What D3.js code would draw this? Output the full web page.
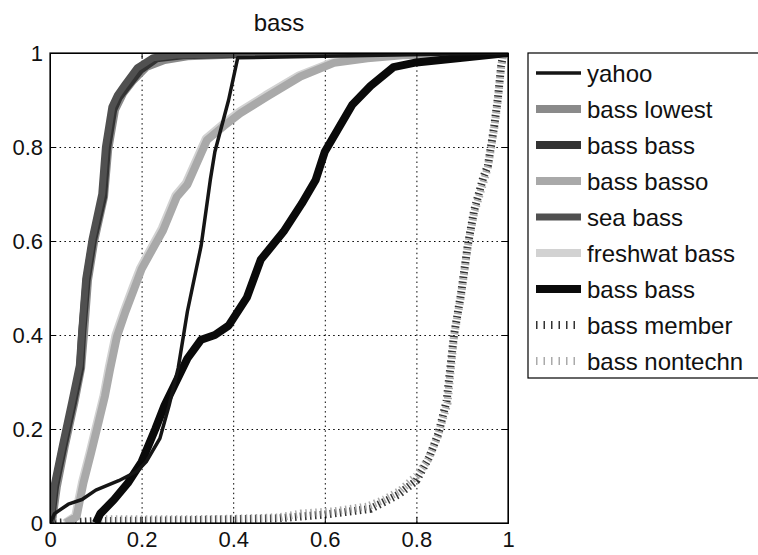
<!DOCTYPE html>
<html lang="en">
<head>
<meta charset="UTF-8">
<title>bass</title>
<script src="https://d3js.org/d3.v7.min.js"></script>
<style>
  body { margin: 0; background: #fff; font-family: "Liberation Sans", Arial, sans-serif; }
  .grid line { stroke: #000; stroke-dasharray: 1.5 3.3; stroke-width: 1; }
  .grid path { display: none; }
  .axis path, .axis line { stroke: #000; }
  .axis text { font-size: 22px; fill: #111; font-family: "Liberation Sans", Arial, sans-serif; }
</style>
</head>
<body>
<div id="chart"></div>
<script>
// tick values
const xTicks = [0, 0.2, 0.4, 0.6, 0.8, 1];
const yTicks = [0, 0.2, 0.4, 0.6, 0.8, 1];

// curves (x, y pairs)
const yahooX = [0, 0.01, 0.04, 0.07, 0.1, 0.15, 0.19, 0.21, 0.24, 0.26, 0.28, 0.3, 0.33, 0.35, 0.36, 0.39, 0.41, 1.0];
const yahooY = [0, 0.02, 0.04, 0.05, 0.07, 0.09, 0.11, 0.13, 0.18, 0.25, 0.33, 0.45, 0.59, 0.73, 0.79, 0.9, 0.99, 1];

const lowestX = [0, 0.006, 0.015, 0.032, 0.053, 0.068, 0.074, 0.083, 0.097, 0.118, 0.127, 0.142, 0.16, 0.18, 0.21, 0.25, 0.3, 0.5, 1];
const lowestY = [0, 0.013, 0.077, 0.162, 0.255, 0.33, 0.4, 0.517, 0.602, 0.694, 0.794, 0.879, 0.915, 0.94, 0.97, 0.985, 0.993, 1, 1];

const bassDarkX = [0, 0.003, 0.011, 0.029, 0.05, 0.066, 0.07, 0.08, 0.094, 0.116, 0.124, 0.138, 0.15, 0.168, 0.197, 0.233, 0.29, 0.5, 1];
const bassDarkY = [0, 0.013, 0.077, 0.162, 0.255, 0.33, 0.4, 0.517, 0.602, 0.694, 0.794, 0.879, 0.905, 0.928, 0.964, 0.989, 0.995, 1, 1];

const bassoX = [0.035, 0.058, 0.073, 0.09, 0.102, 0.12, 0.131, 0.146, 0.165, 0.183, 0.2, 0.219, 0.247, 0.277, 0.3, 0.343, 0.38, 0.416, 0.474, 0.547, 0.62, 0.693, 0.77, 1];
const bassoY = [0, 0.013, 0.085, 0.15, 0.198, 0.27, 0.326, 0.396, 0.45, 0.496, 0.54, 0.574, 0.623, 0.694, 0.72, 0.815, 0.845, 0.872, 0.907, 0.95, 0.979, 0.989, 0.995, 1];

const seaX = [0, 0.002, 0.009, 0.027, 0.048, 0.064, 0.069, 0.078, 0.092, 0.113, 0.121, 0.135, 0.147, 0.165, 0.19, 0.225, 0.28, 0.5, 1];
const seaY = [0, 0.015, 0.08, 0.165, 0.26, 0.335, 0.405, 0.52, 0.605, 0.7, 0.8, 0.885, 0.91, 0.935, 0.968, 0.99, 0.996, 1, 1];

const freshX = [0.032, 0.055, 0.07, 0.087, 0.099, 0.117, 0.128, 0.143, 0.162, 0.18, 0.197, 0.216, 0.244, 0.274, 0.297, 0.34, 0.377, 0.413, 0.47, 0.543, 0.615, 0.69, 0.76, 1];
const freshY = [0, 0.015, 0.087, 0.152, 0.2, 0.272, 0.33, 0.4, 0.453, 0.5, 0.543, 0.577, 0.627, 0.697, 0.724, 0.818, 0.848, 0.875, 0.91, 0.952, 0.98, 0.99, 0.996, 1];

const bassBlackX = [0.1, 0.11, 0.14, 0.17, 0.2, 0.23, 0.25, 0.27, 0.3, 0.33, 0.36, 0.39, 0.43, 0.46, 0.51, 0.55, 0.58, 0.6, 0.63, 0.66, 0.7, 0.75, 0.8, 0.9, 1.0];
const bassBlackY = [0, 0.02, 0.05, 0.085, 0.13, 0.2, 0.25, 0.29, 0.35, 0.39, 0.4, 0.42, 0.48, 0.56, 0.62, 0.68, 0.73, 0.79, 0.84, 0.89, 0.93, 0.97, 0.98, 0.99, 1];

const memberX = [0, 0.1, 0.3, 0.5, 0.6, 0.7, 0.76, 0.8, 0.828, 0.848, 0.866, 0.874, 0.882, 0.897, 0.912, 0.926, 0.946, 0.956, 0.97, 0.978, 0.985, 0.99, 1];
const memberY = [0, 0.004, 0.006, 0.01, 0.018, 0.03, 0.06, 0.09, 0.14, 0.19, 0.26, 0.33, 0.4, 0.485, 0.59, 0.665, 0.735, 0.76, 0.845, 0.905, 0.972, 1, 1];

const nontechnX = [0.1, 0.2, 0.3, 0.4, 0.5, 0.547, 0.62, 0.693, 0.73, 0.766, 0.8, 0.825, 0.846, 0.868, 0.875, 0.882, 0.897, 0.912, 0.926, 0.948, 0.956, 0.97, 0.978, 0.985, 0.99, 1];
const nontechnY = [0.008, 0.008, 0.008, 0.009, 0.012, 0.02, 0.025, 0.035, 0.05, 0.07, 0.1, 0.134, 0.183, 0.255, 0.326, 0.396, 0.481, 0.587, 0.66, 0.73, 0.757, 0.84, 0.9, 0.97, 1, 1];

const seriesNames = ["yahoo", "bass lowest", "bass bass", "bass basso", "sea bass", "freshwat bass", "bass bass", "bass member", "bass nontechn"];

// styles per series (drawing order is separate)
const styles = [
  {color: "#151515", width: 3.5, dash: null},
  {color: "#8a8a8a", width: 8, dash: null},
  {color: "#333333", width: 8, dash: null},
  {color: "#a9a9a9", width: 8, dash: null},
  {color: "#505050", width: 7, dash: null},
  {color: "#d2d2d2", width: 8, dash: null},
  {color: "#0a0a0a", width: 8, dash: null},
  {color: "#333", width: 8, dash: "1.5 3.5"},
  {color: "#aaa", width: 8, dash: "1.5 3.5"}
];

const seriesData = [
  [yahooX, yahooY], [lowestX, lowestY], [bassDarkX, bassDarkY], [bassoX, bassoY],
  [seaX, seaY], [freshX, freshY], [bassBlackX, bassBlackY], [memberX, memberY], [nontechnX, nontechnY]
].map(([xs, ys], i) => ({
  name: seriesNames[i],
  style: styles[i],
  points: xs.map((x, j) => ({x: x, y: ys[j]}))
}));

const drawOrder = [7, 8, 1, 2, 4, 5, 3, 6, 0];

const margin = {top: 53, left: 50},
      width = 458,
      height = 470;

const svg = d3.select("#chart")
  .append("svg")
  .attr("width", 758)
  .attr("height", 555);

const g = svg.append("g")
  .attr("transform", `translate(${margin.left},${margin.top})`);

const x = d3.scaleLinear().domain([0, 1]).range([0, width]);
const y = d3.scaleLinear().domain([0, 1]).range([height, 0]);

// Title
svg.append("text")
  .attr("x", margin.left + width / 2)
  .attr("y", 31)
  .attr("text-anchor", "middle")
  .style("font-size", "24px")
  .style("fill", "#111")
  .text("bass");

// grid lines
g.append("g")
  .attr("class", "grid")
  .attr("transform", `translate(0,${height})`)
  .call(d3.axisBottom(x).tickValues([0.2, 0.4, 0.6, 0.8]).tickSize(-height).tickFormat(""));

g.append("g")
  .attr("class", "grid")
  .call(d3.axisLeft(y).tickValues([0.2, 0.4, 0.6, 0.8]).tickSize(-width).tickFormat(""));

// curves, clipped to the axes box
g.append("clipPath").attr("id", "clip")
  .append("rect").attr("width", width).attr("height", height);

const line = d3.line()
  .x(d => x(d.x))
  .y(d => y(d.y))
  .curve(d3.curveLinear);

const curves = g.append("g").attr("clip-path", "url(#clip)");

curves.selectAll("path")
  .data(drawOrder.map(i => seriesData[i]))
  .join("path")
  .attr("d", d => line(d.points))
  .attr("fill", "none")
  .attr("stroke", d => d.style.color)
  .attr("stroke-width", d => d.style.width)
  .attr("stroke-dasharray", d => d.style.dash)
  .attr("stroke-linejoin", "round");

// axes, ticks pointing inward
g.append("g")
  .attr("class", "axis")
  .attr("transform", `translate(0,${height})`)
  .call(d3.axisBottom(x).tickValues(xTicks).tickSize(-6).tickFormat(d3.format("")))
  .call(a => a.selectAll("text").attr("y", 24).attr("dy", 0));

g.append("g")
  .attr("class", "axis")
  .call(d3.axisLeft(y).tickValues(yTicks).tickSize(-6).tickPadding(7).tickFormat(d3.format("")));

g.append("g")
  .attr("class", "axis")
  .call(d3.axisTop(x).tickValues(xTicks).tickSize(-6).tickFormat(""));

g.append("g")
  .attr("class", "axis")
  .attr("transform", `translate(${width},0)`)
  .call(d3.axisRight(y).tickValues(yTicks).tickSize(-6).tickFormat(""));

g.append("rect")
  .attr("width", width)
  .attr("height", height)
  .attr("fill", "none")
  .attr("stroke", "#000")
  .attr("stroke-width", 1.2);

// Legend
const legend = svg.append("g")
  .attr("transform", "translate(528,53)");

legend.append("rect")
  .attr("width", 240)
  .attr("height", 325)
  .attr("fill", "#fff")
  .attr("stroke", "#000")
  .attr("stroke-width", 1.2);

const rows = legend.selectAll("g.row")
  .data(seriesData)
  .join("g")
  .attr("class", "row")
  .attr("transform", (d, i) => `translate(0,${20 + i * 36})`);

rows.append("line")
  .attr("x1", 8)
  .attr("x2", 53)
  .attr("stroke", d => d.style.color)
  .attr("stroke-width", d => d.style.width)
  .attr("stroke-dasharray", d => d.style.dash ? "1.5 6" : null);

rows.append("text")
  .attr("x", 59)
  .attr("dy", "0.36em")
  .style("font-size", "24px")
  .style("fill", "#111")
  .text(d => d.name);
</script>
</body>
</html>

[Written task]
Everything from the first line to the line with "const yTicks = [0, 0.2, 0.4, 0.6, 0.8, 1];" must be repeated exactly, and nothing else. Leave the pictures out.

[Worked answer]
What D3.js code would draw this? Output the full web page.
<!DOCTYPE html>
<html lang="en">
<head>
<meta charset="UTF-8">
<title>bass</title>
<script src="https://d3js.org/d3.v7.min.js"></script>
<style>
  body { margin: 0; background: #fff; font-family: "Liberation Sans", Arial, sans-serif; }
  .grid line { stroke: #000; stroke-dasharray: 1.5 3.3; stroke-width: 1; }
  .grid path { display: none; }
  .axis path, .axis line { stroke: #000; }
  .axis text { font-size: 22px; fill: #111; font-family: "Liberation Sans", Arial, sans-serif; }
</style>
</head>
<body>
<div id="chart"></div>
<script>
// tick values
const xTicks = [0, 0.2, 0.4, 0.6, 0.8, 1];
const yTicks = [0, 0.2, 0.4, 0.6, 0.8, 1];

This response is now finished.